The Set Speaks poster and studio, with Alex Herrera. Photo: Michael Workman
Drew Mausert-Mooney and Kera MacKenzie sat down and had an interview with Michael Workman about their last show The Set Speaks, the upcoming show ACRE TV LIVE at The MCA and the history of ACRE TV for Occasional Inquiries in this interview “IN DEPTH// Living in the Cinematic Moment: Kera MacKenzie and Drew Mausert-Mooney’s “MCA LIVE: ACRE TV.”‘
“Live cinema, and particularly live cinema sent out over a distance (tele-vision, in other words) is interesting to us in so many ways. There’s the looseness of it. If you fail in live TV, the embarrassment only lasts for a moment, which encourages a kind of experimentation and prolific pace of making that we are both very excited by.”

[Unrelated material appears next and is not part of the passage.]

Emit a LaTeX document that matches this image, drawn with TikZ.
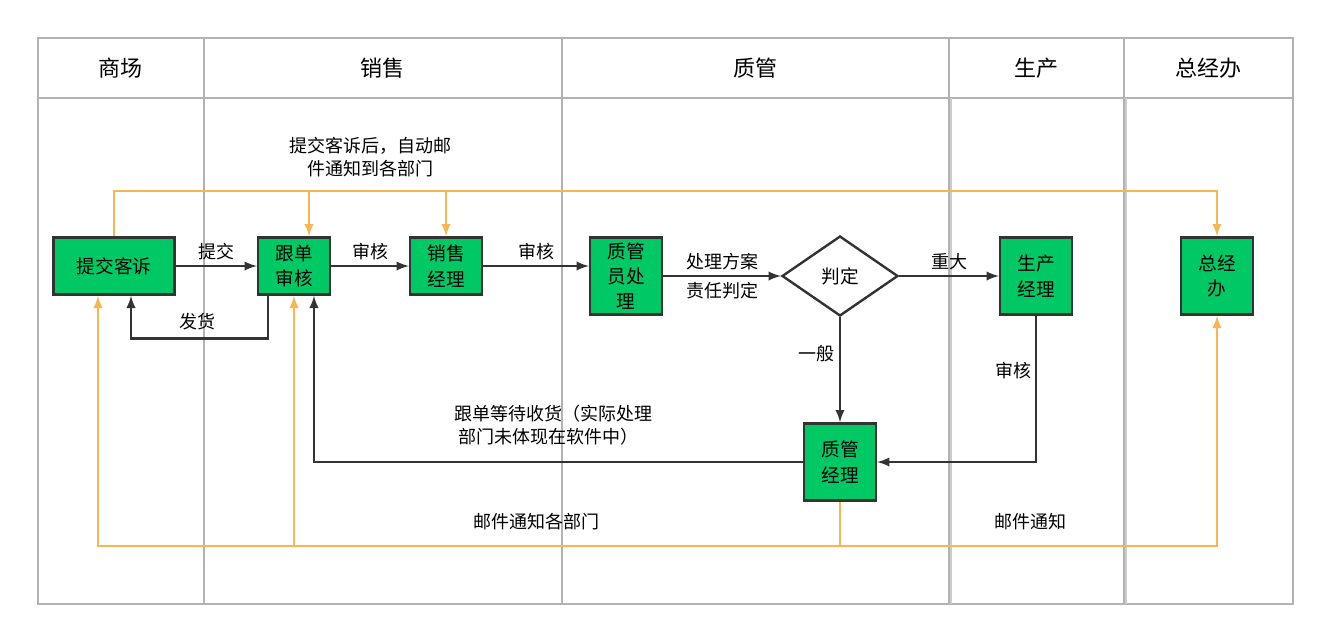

“Also, there’s something exciting about broadcasting live because you know that viewers are witnessing what you’re doing in separate places at the same time. It creates a concept of a community of viewers in a way that video on demand doesn’t. There’s a political aspect to that live audience, because they are all experiencing and negotiating “now” together, which is why news works so well on television.”
“For The Set Speaks, we invited seven groups of Chicago artists to take over our temporary studio and our stream. We asked them to think about what a real time studio practice/performance can look like in a frame, over distance.”
“Seeing other artists work out what it means to go live in totally different ways has been more powerful than I could’ve imagined.”
“Sometimes it seems like the collaboration is the work itself. Especially when we do live shows. Getting a group of people to sync their clocks in a room together and make something is the best thing in the world, and I think you can really see it in the work when lots of different people’s energy goes in to holding a scene together for a moment. It changes the scale and when you’re a part of it you get to stay constantly surprised by the work you’re making.”